◆ **GIVEN MATERIAL**
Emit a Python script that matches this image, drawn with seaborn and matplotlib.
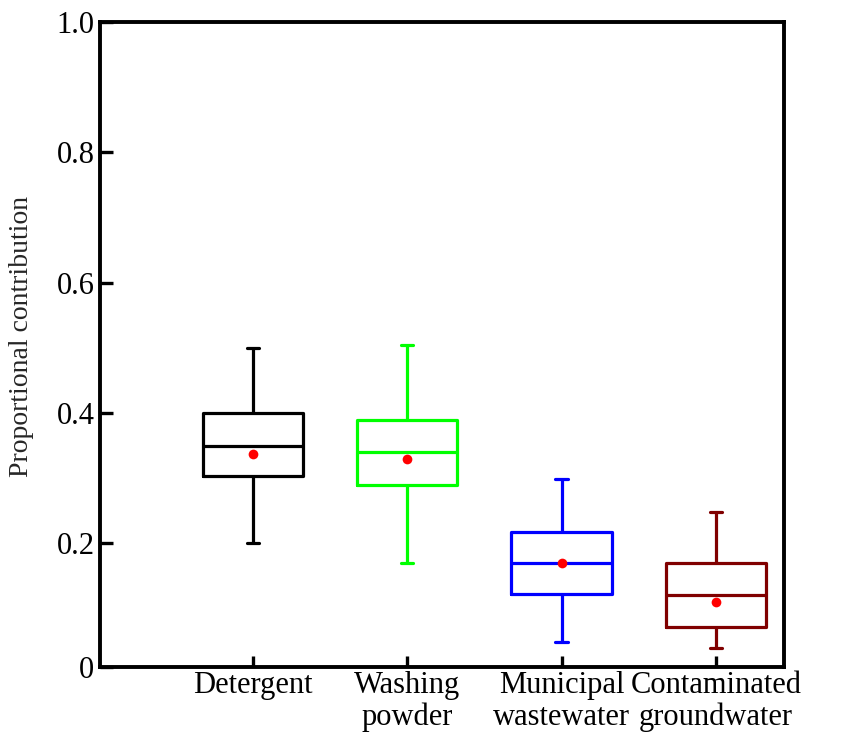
import numpy as np
import pandas as pd
import matplotlib
matplotlib.use("Agg")
import matplotlib.pyplot as plt
import seaborn as sns

# ----------------------------------------------------
# DATA
# ----------------------------------------------------
categories = ["Detergent", "Washing\npowder", "Municipal\nwastewater", "Contaminated\ngroundwater"]
whisker_low = [0.20, 0.170, 0.049, 0.039]
q1 = [0.303, 0.290, 0.122, 0.072]
median = [0.350, 0.340, 0.170, 0.121]
q3 = [0.400, 0.389, 0.217, 0.170]
whisker_high = [0.500, 0.505, 0.299, 0.248]
means = [0.337, 0.330, 0.170, 0.110]
box_colors = ["#000000", "#00ff00", "#0000ff", "#800000"]
ytick_values = [0.2, 0.4, 0.6, 0.8, 1.0]
ytick_labels = ["0.2", "0.4", "0.6", "0.8", "1.0"]

# five values per group -> exact quartiles / whisker ends with whis=(0, 100)
rows = []
for i, cat in enumerate(categories):
    for v in (whisker_low[i], q1[i], median[i], q3[i], whisker_high[i]):
        rows.append({"source": cat, "value": v})
df = pd.DataFrame(rows)

# ----------------------------------------------------
# PLOT
# ----------------------------------------------------
sns.set_style("ticks")
plt.rcParams["font.family"] = ["Liberation Serif", "DejaVu Serif"]

fig = plt.figure(figsize=(8.48, 7.32), dpi=100)
ax = fig.add_axes([0.1179, 0.0888, 0.8066, 0.8812])

sns.boxplot(
    data=df, x="source", y="value", hue="source", order=categories,
    hue_order=categories, palette=box_colors, fill=False, legend=False,
    width=0.65, linewidth=2.3, whis=(0, 100), capwidths=0.08, ax=ax,
)
sns.stripplot(
    x=categories, y=means, color="red", jitter=False, size=7,
    order=categories, zorder=5, ax=ax,
)

y_bottom = 0.0103
ax.set_ylim(y_bottom, 1.0)
ax.set_xlim(-0.99, 3.44)
ax.set_yticks([y_bottom] + ytick_values)
ax.set_yticklabels(["0"] + ytick_labels)
ax.set_xticks(range(len(categories)))
ax.set_xticklabels(categories, linespacing=1.12)

ax.tick_params(axis="both", direction="in", width=2.4, colors="black")
ax.tick_params(axis="y", length=9, pad=4, labelsize=22)
ax.tick_params(axis="x", length=8, pad=3, labelsize=22)

for side in ["left", "right", "top", "bottom"]:
    ax.spines[side].set_visible(True)
    ax.spines[side].set_linewidth(2.8)
    ax.spines[side].set_color("black")

ax.set_xlabel("")
ax.set_ylabel("Proportional contribution", fontsize=20)
ax.yaxis.set_label_coords(-0.097, 0.513)

plt.savefig("out.png", dpi=100)
plt.close()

◆ **GIVEN PROBLEM**
Take every line from the data that contains the word "with".

◆ **OUTPUT OF THE EXERCISE**
Emit a Python script that matches this image, drawn with seaborn and matplotlib.
# five values per group -> exact quartiles / whisker ends with whis=(0, 100)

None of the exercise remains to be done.